They say it takes a town to raise a child. Or in this case, a graveyard.
After his family are murdered by a stranger named Jack, a toddler escapes to a graveyard where he is adopted by a pair of ghosts who name him Nobody. A vampire speaks up as Bod’s guardian, eventually sharing this responsibility with a werewolf. Bod befriends other ghost children and even a witch buried on unconsecrated ground near the graveyard. But the mysterious man who murdered his family still seeks him and intends to finish the task he set out to do the night Bod came to live in the graveyard. Bod and his friends must find out who this man is and why he is determined to kill Bod before it’s too late.
Neil Gaiman recently received the Newberry medal for The Graveyard Book and has also been nominated for the Hugo award. The characters are well-crafted, memorable and endearing, but the story is very dark. I found it so easy to care for Bod and root for him throughout the story. It’s a pretty quick read with illustrations throughout. Sensitive readers might find the dark elements to be too intense. See below for other content information.
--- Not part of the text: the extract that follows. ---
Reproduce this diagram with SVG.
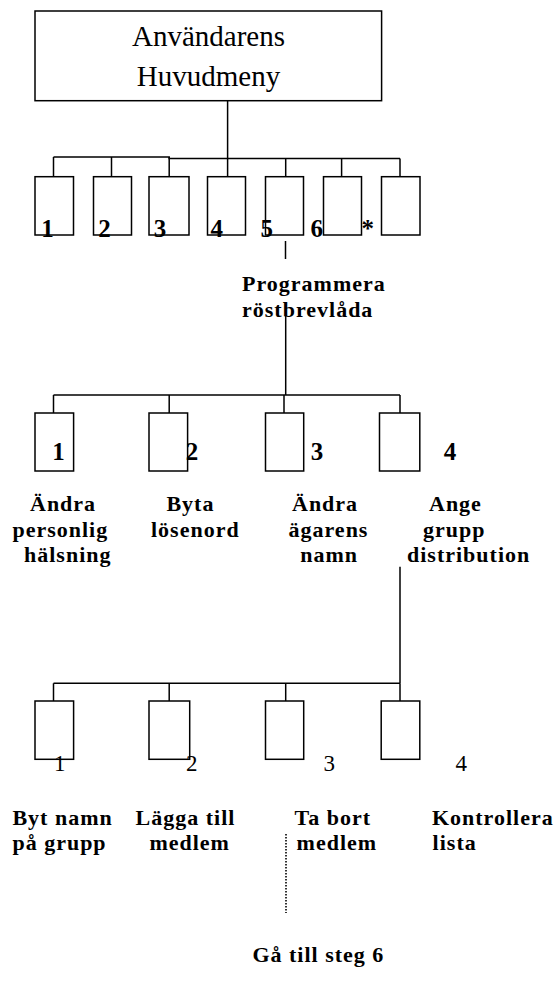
<svg xmlns="http://www.w3.org/2000/svg" width="555" height="984" viewBox="0 0 555 984">
<style>
.bx{fill:#fff;stroke:#000;stroke-width:1.5}
.ln{fill:none;stroke:#000;stroke-width:1.5}
.dot{fill:none;stroke:#000;stroke-width:1.6;stroke-dasharray:1.4 1.6}
.t{font-family:"Liberation Serif","Times New Roman",serif;fill:#000}
.title{font-size:29px}
.lb{font-size:22px;font-weight:bold;letter-spacing:1px}
.nb{font-size:25px;font-weight:bold}
.nr{font-size:23px}
</style>
<rect width="555" height="984" fill="#fff"/>
<g id="connectors">
<line class="ln" x1="227.6" y1="100.7" x2="227.6" y2="157"/>
<polyline class="ln" points="53.5,157 169.2,157 169.2,158.5 400,158.5"/>
<line class="ln" x1="53.5" y1="157" x2="53.5" y2="176.7"/>
<line class="ln" x1="111.5" y1="157" x2="111.5" y2="176.7"/>
<line class="ln" x1="169.2" y1="157" x2="169.2" y2="176.7"/>
<line class="ln" x1="227.6" y1="157" x2="227.6" y2="176.7"/>
<line class="ln" x1="285.7" y1="158.5" x2="285.7" y2="176.7"/>
<line class="ln" x1="341.6" y1="158.5" x2="341.6" y2="176.7"/>
<line class="ln" x1="400" y1="158.5" x2="400" y2="176.7"/>
<line class="ln" x1="285.5" y1="241" x2="285.5" y2="259"/>
<line class="ln" x1="285.7" y1="315" x2="285.7" y2="395"/>
<line class="ln" x1="53.5" y1="395" x2="400" y2="395"/>
<line class="ln" x1="53.5" y1="395" x2="53.5" y2="413"/>
<line class="ln" x1="169.2" y1="395" x2="169.2" y2="413"/>
<line class="ln" x1="284" y1="395" x2="284" y2="413"/>
<line class="ln" x1="400" y1="395" x2="400" y2="413"/>
<line class="ln" x1="400" y1="566.7" x2="400" y2="683.3"/>
<line class="ln" x1="53.5" y1="683.3" x2="400" y2="683.3"/>
<line class="ln" x1="53.5" y1="683.3" x2="53.5" y2="701"/>
<line class="ln" x1="169.2" y1="683.3" x2="169.2" y2="701"/>
<line class="ln" x1="285.7" y1="683.3" x2="285.7" y2="701"/>
<line class="ln" x1="400" y1="683.3" x2="400" y2="701"/>
<line class="dot" x1="286" y1="834" x2="286" y2="913"/>
</g>
<g id="main-menu">
<rect class="bx" x="35" y="11" width="346.6" height="89.7"/>
<text class="t title" x="208.5" y="45.7" text-anchor="middle">Användarens</text>
<text class="t title" x="208.5" y="86" text-anchor="middle">Huvudmeny</text>
</g>
<g id="m1"><rect class="bx" x="35" y="176.7" width="38.5" height="58.3"/><text class="t nb" x="41.3" y="237">1</text></g>
<g id="m2"><rect class="bx" x="93.5" y="176.7" width="38" height="58.3"/><text class="t nb" x="98.2" y="237">2</text></g>
<g id="m3"><rect class="bx" x="149" y="176.7" width="40" height="58.3"/><text class="t nb" x="153.8" y="237">3</text></g>
<g id="m4"><rect class="bx" x="207.5" y="176.7" width="38" height="58.3"/><text class="t nb" x="210.6" y="237">4</text></g>
<g id="m5"><rect class="bx" x="265.5" y="176.7" width="38" height="58.3"/><text class="t nb" x="260.6" y="237">5</text></g>
<g id="m6"><rect class="bx" x="323.5" y="176.7" width="38" height="58.3"/><text class="t nb" x="310.6" y="237">6</text></g>
<g id="m7"><rect class="bx" x="381.5" y="176.7" width="38.5" height="58.3"/><text class="t nb" x="361.5" y="237">*</text></g>
<g id="programmera">
<text class="t lb" x="242" y="290.7">Programmera</text>
<text class="t lb" x="242" y="316.7">röstbrevlåda</text>
</g>
<g id="p1"><rect class="bx" x="35" y="413" width="38.6" height="58"/><text class="t nb" x="52.3" y="460">1</text>
<text class="t lb" x="30" y="510.7">Ändra</text><text class="t lb" x="12.4" y="536.7">personlig</text><text class="t lb" x="24" y="562">hälsning</text></g>
<g id="p2"><rect class="bx" x="149" y="413" width="38.6" height="58"/><text class="t nb" x="185.8" y="460">2</text>
<text class="t lb" x="166.4" y="510.7">Byta</text><text class="t lb" x="151" y="536.7">lösenord</text></g>
<g id="p3"><rect class="bx" x="265.5" y="413" width="38.2" height="58"/><text class="t nb" x="310.8" y="460">3</text>
<text class="t lb" x="292" y="510.7">Ändra</text><text class="t lb" x="288.5" y="536.7">ägarens</text><text class="t lb" x="300.2" y="562">namn</text></g>
<g id="p4"><rect class="bx" x="379.5" y="413" width="40.3" height="58"/><text class="t nb" x="443.8" y="460">4</text>
<text class="t lb" x="429" y="510.7">Ange</text><text class="t lb" x="423" y="536.7">grupp</text><text class="t lb" x="407" y="562">distribution</text></g>
<g id="g1"><rect class="bx" x="35" y="701" width="38.6" height="58.3"/><text class="t nr" x="54" y="771">1</text>
<text class="t lb" x="12.4" y="825">Byt namn</text><text class="t lb" x="12.4" y="850">på grupp</text></g>
<g id="g2"><rect class="bx" x="149" y="701" width="40.7" height="58.3"/><text class="t nr" x="186" y="771">2</text>
<text class="t lb" x="135.6" y="825">Lägga till</text><text class="t lb" x="149.4" y="850">medlem</text></g>
<g id="g3"><rect class="bx" x="265.5" y="701" width="38.2" height="58.3"/><text class="t nr" x="323.5" y="771">3</text>
<text class="t lb" x="294.5" y="825">Ta bort</text><text class="t lb" x="296.6" y="850">medlem</text></g>
<g id="g4"><rect class="bx" x="381.2" y="701" width="38.6" height="58.3"/><text class="t nr" x="455.5" y="771">4</text>
<text class="t lb" x="431.9" y="825">Kontrollera</text><text class="t lb" x="432.6" y="850">lista</text></g>
<g id="goto"><text class="t lb" x="252.4" y="962">Gå till steg 6</text></g>
</svg>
Ghosts, ghouls, a vampire, werewolf, and a witch are included in the story’s cast of characters and save Bod from harm. Bod literally lives among the crypts and tombs of the graveyard and spends most of his life among the dead (and undead?).
The story opens after a man has murdered Bod’s parents and sibling. While the murders themselves are not graphically described, the killer is cold, complacent about their deaths, even the death of the other child. He intends to kill Bod as well, though he is only six months old at the time. While not graphic, the nature of those intentions seemed harsh to me.